The above comments are some of my main concerns.

For about $600 more, our students can buy a professional level camera without all these concerns. It will have better optics, better warranty, adjustable emmisivty, longer battery life, adjustable scale, post processing capabilities and made to endure the real world of abuse that can happen out in the field.

I could sell more IR classes if I just simply remained silent. But that is not my style. Also… I do not sell IR cameras. I find good deals for my students.

At one time I tried making money by selling cameras for a short time, but I found it limited my speech. so now I don’t sell IR cameras. Someone has to make the camera companies upset from time to time, if they drop the ball.

I am in agreement that what you get from Flir or the other IR camera people seems excessively high considering IR technology has moved slower than other technologies and it seems to me that the IR camera industry is only now adding programing that makes the same camera go from 160 X 120 to 320 X 240 resolution. Flir and Testa do that.

If a $600 camera can do the job of a $6000 camera and the public doesn’t know the difference why spend $6000?

On the other hand good training will make the difference from giving IR away when doing a 1600 SF rambler or checking machinery or insulation on a 300,000 SF warehouse. I want to be the guy who can give a reliable written report at $4000 that may save my customer $100,000 in maintenance or repair.

Those numbers deceive the novice. When the actual resolution is 160x120 based on the detector array, then the enhancements that make it look better to the naked eye really do nothing for the thermal details.

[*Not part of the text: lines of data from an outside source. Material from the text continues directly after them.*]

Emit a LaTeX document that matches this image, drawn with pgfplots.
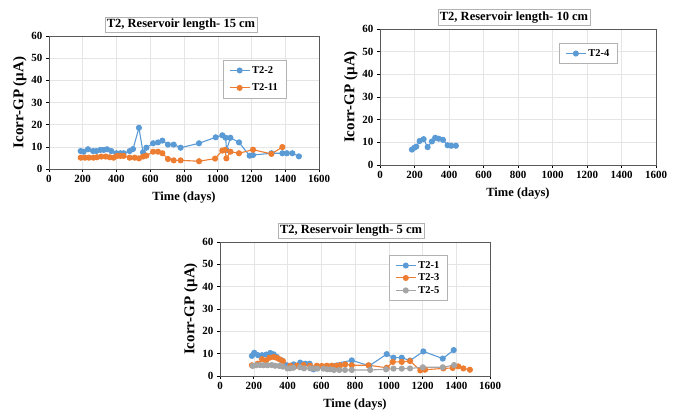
\documentclass[border=0pt]{standalone}
\usepackage{pgfplots}
\pgfplotsset{compat=1.18}
\usepackage{fontspec}
\setmainfont{Liberation Serif}
\definecolor{cblue}{HTML}{5B9BD5}
\definecolor{corange}{HTML}{ED7D31}
\definecolor{cgray}{HTML}{A5A5A5}
\pgfplotsset{
  myax/.style={
    scale only axis,
    xmin=0, xmax=1600, ymin=0, ymax=60,
    xtick={0,200,...,1600}, ytick={0,10,...,60},
    grid=major, grid style={gray!20, line width=0.5pt},
    axis line style={gray!70!black, line width=0.8pt},
    tick align=outside, tick pos=left, major tick length=3pt,
    tick style={black, line width=0.6pt},
    /pgf/number format/assume math mode=true,
    /pgf/number format/1000 sep={},
    ticklabel style={font=\fontsize{11}{12}\selectfont\bfseries},
    xlabel={Time (days)}, ylabel={Icorr-GP (µA)},
    xlabel style={font=\fontsize{12.5}{14}\selectfont\bfseries, yshift=-2pt},
    ylabel style={font=\fontsize{15}{16}\selectfont\bfseries, yshift=-2pt},
    legend cell align=left,
    legend style={font=\fontsize{10.5}{12}\selectfont\bfseries, draw=gray!60, line width=0.6pt, anchor=north west, inner xsep=6pt, inner ysep=4pt, row sep=3pt},
    legend image code/.code={\draw[mark repeat=2,mark phase=2] plot coordinates {(0pt,0pt)(10pt,0pt)(20pt,0pt)};},
    legend image post style={line width=1pt},
    every axis plot/.append style={line width=1.1pt, mark=*, mark size=2.5pt},
  },
}
\tikzset{ttl/.style={draw=gray!60, line width=0.6pt, fill=white, inner sep=2pt, font=\fontsize{12.5}{14}\selectfont\bfseries}}
\begin{document}
\begin{tikzpicture}[x=1pt,y=1pt]
\path[use as bounding box] (0,0) rectangle (681,414);
% Plot 1
\begin{axis}[myax, at={(49pt,245pt)}, anchor=south west, width=270pt, height=133pt,
  legend style={at={(0.644,0.82)}, row sep=5pt}]
\addplot[color=cblue] coordinates {
(188,8.1)(205,7.8)(231,8.9)(261,8.1)(280,8.1)(304,8.6)(324,8.6)(344,8.9)(369,8.1)(399,7.1)(423,7.1)(442,7.1)(478,8.1)(498,9.0)(533,18.6)(557,7.5)(577,9.6)(617,11.6)(646,12.0)(672,12.8)(705,11.0)(739,11.0)(780,9.6)(889,11.6)(988,14.3)(1027,15.2)(1047,14.1)(1052,8.5)(1075,14.1)(1126,12.0)(1189,6.0)(1209,6.3)(1318,7.1)(1383,7.1)(1410,7.1)(1442,7.1)(1481,5.7)};
\addlegendentry{T2-2\hspace{8pt}}
\addplot[color=corange] coordinates {
(188,5.1)(213,5.1)(237,5.1)(264,5.1)(284,5.3)(310,5.6)(336,5.6)(360,5.3)(383,5.1)(403,5.9)(423,5.9)(442,5.9)(478,5.1)(508,5.1)(533,4.8)(557,5.6)(577,6.0)(617,7.8)(646,7.8)(672,7.1)(705,4.5)(739,3.9)(780,3.9)(889,3.5)(984,4.7)(1027,8.3)(1043,8.6)(1051,4.8)(1075,7.8)(1126,7.1)(1209,8.7)(1318,6.8)(1383,9.9)};
\addlegendentry{T2-11\hspace{4pt}}
\end{axis}
\node[ttl] at (181,389) {T2, Reservoir length- 15 cm};
% Plot 2
\begin{axis}[myax, at={(380pt,249pt)}, anchor=south west, width=276pt, height=136pt,
  legend style={at={(0.649,0.897)}}]
\addplot[color=cblue] coordinates {
(185,6.8)(199,7.6)(210,8.1)(230,10.6)(253,11.4)(276,7.9)(301,10.4)(320,12.0)(340,11.6)(365,11.1)(392,8.7)(413,8.5)(440,8.5)};
\addlegendentry{T2-4\hspace{6pt}}
\end{axis}
\node[ttl] at (514,396.5) {T2, Reservoir length- 10 cm};
% Plot 3
\begin{axis}[myax, at={(220pt,38pt)}, anchor=south west, width=270pt, height=134pt,
  legend style={at={(0.626,0.903)}, row sep=0pt}]
\addplot[color=cblue] coordinates {
(189,9.0)(203,10.4)(225,9.3)(249,9.3)(274,9.6)(298,10.3)(318,9.7)(337,8.5)(367,7.0)(396,4.8)(436,5.2)(475,6.0)(505,5.5)(531,5.5)(554,3.0)(574,4.0)(781,7.0)(885,4.6)(988,9.8)(1028,8.2)(1077,8.2)(1126,6.9)(1205,11.0)(1320,7.8)(1385,11.6)};
\addlegendentry{T2-1\hspace{14pt}}
\addplot[color=corange] coordinates {
(189,4.8)(223,5.5)(249,7.5)(274,7.0)(294,8.2)(318,8.5)(337,8.1)(353,7.5)(373,6.7)(416,4.6)(455,4.6)(495,4.9)(534,4.6)(574,4.6)(603,4.5)(633,4.6)(662,4.6)(692,4.6)(712,4.8)(742,5.2)(781,4.8)(880,4.8)(988,3.7)(1024,6.3)(1077,6.3)(1126,6.7)(1187,2.5)(1215,2.8)(1324,3.4)(1379,3.6)(1412,4.3)(1442,3.4)(1481,2.8)};
\addlegendentry{T2-3\hspace{14pt}}
\addplot[color=cgray] coordinates {
(194,4.5)(214,4.8)(237,4.9)(257,4.8)(281,4.8)(306,4.9)(326,4.6)(352,4.5)(372,4.2)(399,3.4)(415,3.4)(435,3.7)(474,3.9)(498,3.4)(534,3.4)(553,3.4)(577,3.3)(613,3.3)(636,3.0)(656,3.0)(676,2.7)(707,2.7)(741,2.7)(781,2.7)(890,2.7)(984,3.0)(1028,3.3)(1077,3.3)(1126,3.4)(1202,3.9)(1320,3.9)(1387,4.9)};
\addlegendentry{T2-5\hspace{14pt}}
\end{axis}
\node[ttl] at (351,183) {T2, Reservoir length- 5 cm};
\end{tikzpicture}
\end{document}
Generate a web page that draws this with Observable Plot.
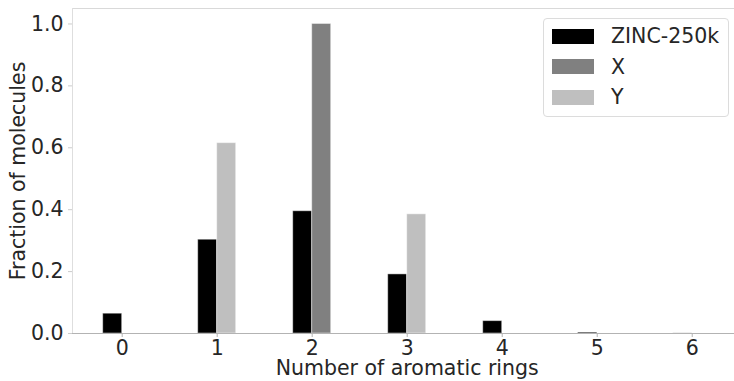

It is the thermal details that your camera shows you at the time your looking for defects that is important, not the post processing enhancements that make a nice looking photo.

One of the reasons the IR camera industry seems to be slow in bringing the price of cameras down is because camera sales are only a tiny fraction of the sales volume of computers and smart phones. Plus the lenses on good IR cameras are made of a rare mineral that is extremely expensive. Infrared frequencies cannot pass through glass. Poor optics will indeed need post processing enhancements.

We are now seeing cheaper components and poor optics put into low priced cameras in order to produce a cheaper camera. By enhancing the photo, not the thermal details, the public is happy with the visual enhancements and lower price. The specs are confusing on purpose and new verbiage is being introduced to describe these cheaper hybrids. The end product should always be compared with a good quality images, side by side, in order to cut through the fog of sales hype.

An inspector needs a professional level camera to find defects in the cruel reality of a poor delta-t environment we face on a regular basis.

No matter what camera you have, the optics are the Achilles heel of the system.

Camera spec is about the detector, but if the detector can not see through the optic well, you have junk.

You can have 20-20 vision but if we make you wear cheap eye protection you can’t see 20-20 that you are otherwise capable of.